In one of her final duties as president of Anne Arundel Community College, Martha Smith stood before this year's graduating class during commencement and engaged in a moment of call and response that had all the trappings of a student pep rally.
Smith implored the 1,998 graduates Thursday to pursue careers that speak to their passions, then several times instructed students seated to her left to utter, "Do what you love," while telling the right side of the room to say, "Love what you do."
Over and over again, the graduates bellowed the chants, some with the kind of loud-decibel roars most often associated with the Ravens faithful. Then they gave Smith a thunderous ovation after her speech, a tribute to a president whose mark on the school has left many in its community saying that they hate to see her go.
"I have so many friends who are devastated that she's leaving," said AACC student Schaeffer Seabrook. "She's so amazing."
Smith, 63, who became AACC's fifth president in August 1994, announced her retirement in April last year. She will officially step down as president Aug. 1. Last month, AACC named her successor, Dawn Lindsay of Glendale Community College in California.
Smith has agreed to continue working for AACC as a consultant. AACC spokesman Dan Baum said that the school's board of trustees has entered into a five-year deal with Smith that offers annual compensation of $140,000 as well as health and retirement benefits at a reduced rate. Smith's annual salary as president of AACC was $234,000.
In her 18 years as president, Smith opened an on-campus Center for Applied Learning and Technology as well as an off-campus Sales and Service Training Center and Regional Higher Education Center at Arundel Mills and a Hotel, Culinary Arts and Tourism Institute in Glen Burnie. The school's new library will open in August.
During her tenure, the school was named the National Alliance of Business' Community College of the Year.
"She's been very motivating, very inspiring and always there for us," said Abdul Khan, AACC student association president. "It will definitely be hard to fill her shoes."
She spoke at Thursday's commencement before the largest graduating class in the school's 50-year history.
"What I'm most proud of is what this place does for individual students in helping them change their lives," said Smith, who during an interview in her office on Tuesday broke down crying when asked what experiences she had taken from the school in 18 years.
"The 18 years I've had here is one of the richest possible gifts a person could have in their lifetime," Smith said. "When you come to commencement and you look out at those graduates, you see America, and you see that year after year after year. Fortunately the numbers keep growing. That's a really good thing."
But the end of her tenure has come with challenges. Last year, AACC trustees approved a $110.6 million operating budget proposal that included a tuition-and-fee increase of $16 per credit hour, the largest such increase in school history.

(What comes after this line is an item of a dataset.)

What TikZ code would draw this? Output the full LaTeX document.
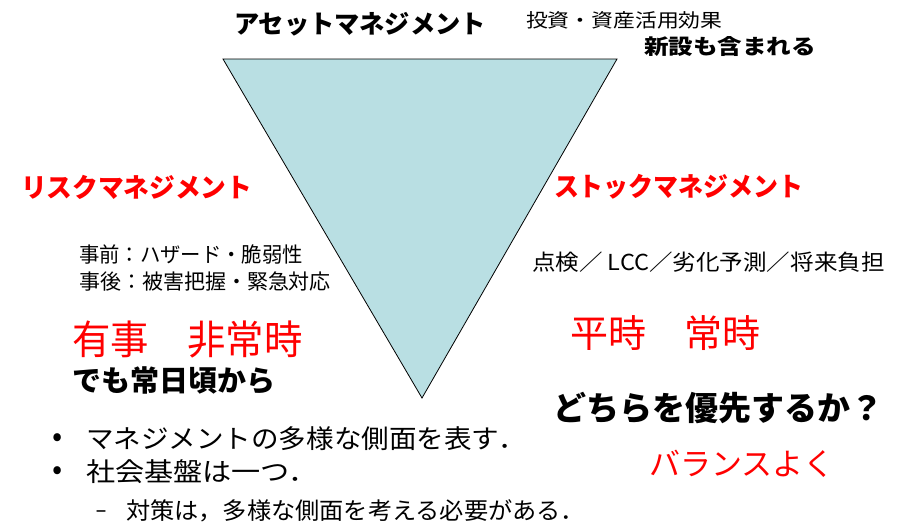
\documentclass[tikz,border=0pt]{standalone}
\usepackage{fontspec}
\setmainfont{Noto Sans CJK JP}
\newfontfamily\dvfont{DejaVu Sans}
\definecolor{tri}{RGB}{185,223,227}
\definecolor{rd}{RGB}{255,0,0}
\newcommand{\fsz}[1]{\fontsize{#1}{#1}\selectfont}
\newcommand{\hs}[2]{\scalebox{#1}[1]{#2}}
\tikzset{
  lbl/.style={anchor=west, inner sep=0pt, outer sep=0pt, text=black},
  redlbl/.style={lbl, text=rd},
  bullet/.style={anchor=center, inner sep=0pt, outer sep=0pt, font=\fsz{30}},
}
\begin{document}
\begin{tikzpicture}[x=1pt, y=-1pt]
\useasboundingbox (0,0) rectangle (908,528);
\draw[fill=tri, line width=0.8pt] (223,59) -- (617,59) -- (422,398) -- cycle;

\node[lbl, font=\fsz{25.5}\bfseries] (asset) at (234,24) {\hs{0.99}{アセットマネジメント}};
\node[lbl, font=\fsz{19}] (invest) at (526,20) {\hs{1.15}{投資・資産活用効果}};
\node[lbl, font=\fsz{21}\bfseries] (newc) at (644,47) {\hs{1.17}{新設も含まれる}};

\node[redlbl, font=\fsz{26.5}\bfseries] (risk) at (21,187) {\hs{0.97}{リスクマネジメント}};
\node[redlbl, font=\fsz{26.5}\bfseries] (stock) at (554,187) {\hs{0.94}{ストックマネジメント}};

\node[lbl, font=\fsz{21}] (pre) at (79,254) {\hs{0.97}{事前：ハザード・脆弱性}};
\node[lbl, font=\fsz{21}] (post) at (79,282) {事後：被害把握・緊急対応};

\node[redlbl, font=\fsz{40}] (yuji) at (72,339) {\hs{0.96}{有事　非常時}};
\node[lbl, font=\fsz{29}\bfseries] (demo) at (72,381) {でも常日頃から};

\node[lbl, font=\fsz{22}] (check) at (532,262) {\hs{1.07}{点検／ LCC／劣化予測／将来負担}};
\node[redlbl, font=\fsz{38}] (heiji) at (570,333) {平時　常時};

\node[lbl, font=\fsz{33}\bfseries] (which) at (553,408) {どちらを優先するか？};
\node[redlbl, font=\fsz{31}] (balance) at (649,464) {バランスよく};

\node[bullet] (dot1) at (58,440) {•};
\node[lbl, font=\fsz{26}] (b1) at (86,439) {\hs{1.06}{マネジメントの多様な側面を表す．}};
\node[bullet] (dot2) at (58,473) {•};
\node[lbl, font=\fsz{26}] (b2) at (86,472) {\hs{1.12}{社会基盤は一つ．}};
\node[anchor=base, inner sep=0pt, font=\dvfont\fsz{22}] (dash) at (101,517.5) {–};
\node[lbl, font=\fsz{23.5}] (sub) at (126,511) {\hs{1.03}{対策は，多様な側面を考える必要がある．}};
\end{tikzpicture}
\end{document}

Smith said that budget shortfalls, particularly in what she called "unprecedented" cuts in government funding, have made her last year as president a difficult one. She added that budget concerns are among the biggest challenges that Lindsay will face in the coming years.
"I think she's walking into ... a much better situation than that of [fiscal year] 2012," said Smith of Lindsay. She added that increased student fees for this year will give the school more revenue entering next year.
She said that the state has already pledged increased funds for colleges and added that AACC officials believe they will be successful in petitioning the county to restore some of the funding lost in last year's budget.
But she added that she believes the school made the right decision in choosing Lindsay from more than 120 applicants. "She gets why we're here," said Smith. "We're here to help students become successful and either transfer to four-year schools or enter the workforce."
After her commencement address, AACC officials presented Smith with several gifts, including an AACC T-shirt with the words "Lifelong Learner" on the back. AACC students past and present lauded her for guiding the school through difficult times over her last few years.
"I really admire all the challenges she overcame during her 18 years, but more specifically, with the past year or two when we've had some challenges with the budgeting and County Council," said Morgan O'Brien, who graduated from AACC last year with two associate degrees and is now a student at Towson University. "I really feel so honored to be one of the students she's touched."